Ces positions de la Cour de cassation ont soulevé deux interrogations

D’une part, est-il possible d’organiser contractuellement le financement de la portabilité des garanties en cas de liquidation judiciaire. Un arrêt de la Cour d’appel de Montpellier du 22 novembre 2022 apporte une première réponse jugeant qu’en conditionnant la poursuite de la portabilité au paiement de cotisations supplémentaires, non prévu par les dispositions d’ordre public de l’article L 911-8 du code de la sécurité sociale, la société a ajouté à la loi une condition supplémentaire (CA Montpellier, 22 novembre 2022, n°20/05323).  Ce sujet fera sans aucun doute l’objet de nouveaux arrêts, aucune disposition ne prohibant de telles clauses.

D’autre part, malgré le prononcé d’une procédure de liquidation judiciaire est-il possible de résilier à l’échéance annuelle ?  Les positions des juges du fond divergent.

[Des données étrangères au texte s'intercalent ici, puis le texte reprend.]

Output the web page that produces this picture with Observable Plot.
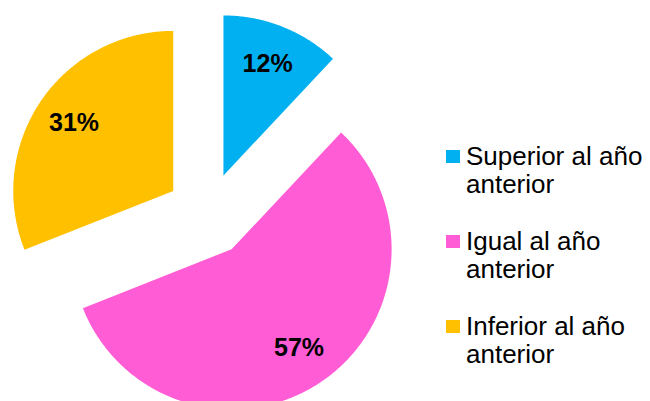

En effet, alors que la Cour d’appel de Colmar admet une telle résiliation (9 juin 2023, n°23/01021), telle n’était pas le cas de la Cour d’appel de Paris (28 juin 2022, n°20/09011). Un arrêt du 3 avril 2023 de cette dernière Cour opère cependant un revirement jugeant qu’: « Aucun texte ne prive l’assureur du droit de résilier le contrat au cours de la période de portabilité. L’assureur ne peut pas plus être tenu à garantie au- delà de la date de résiliation. » (3 avril 2023, n°21/03429). Même si cet alignement de la Cour d’appel de Paris avec celle de Colmar est rassurant, il faut garder à l’esprit que ce dernier arrêt a été rendu par la chambre des contrats commerciaux et non par la chambre de l’assurance, comme cela avait été le cas pour l’arrêt de 2022.  Tôt ou tard il faudra que la Cour de cassation se prononce sur ce point spécifique puisqu’il existe encore des divergences comme l’a illustré la médiatisation du dossier Camaïeu, ayant fait l’objet du jugement du Tribunal de commerce de Lille du 2 février 2023.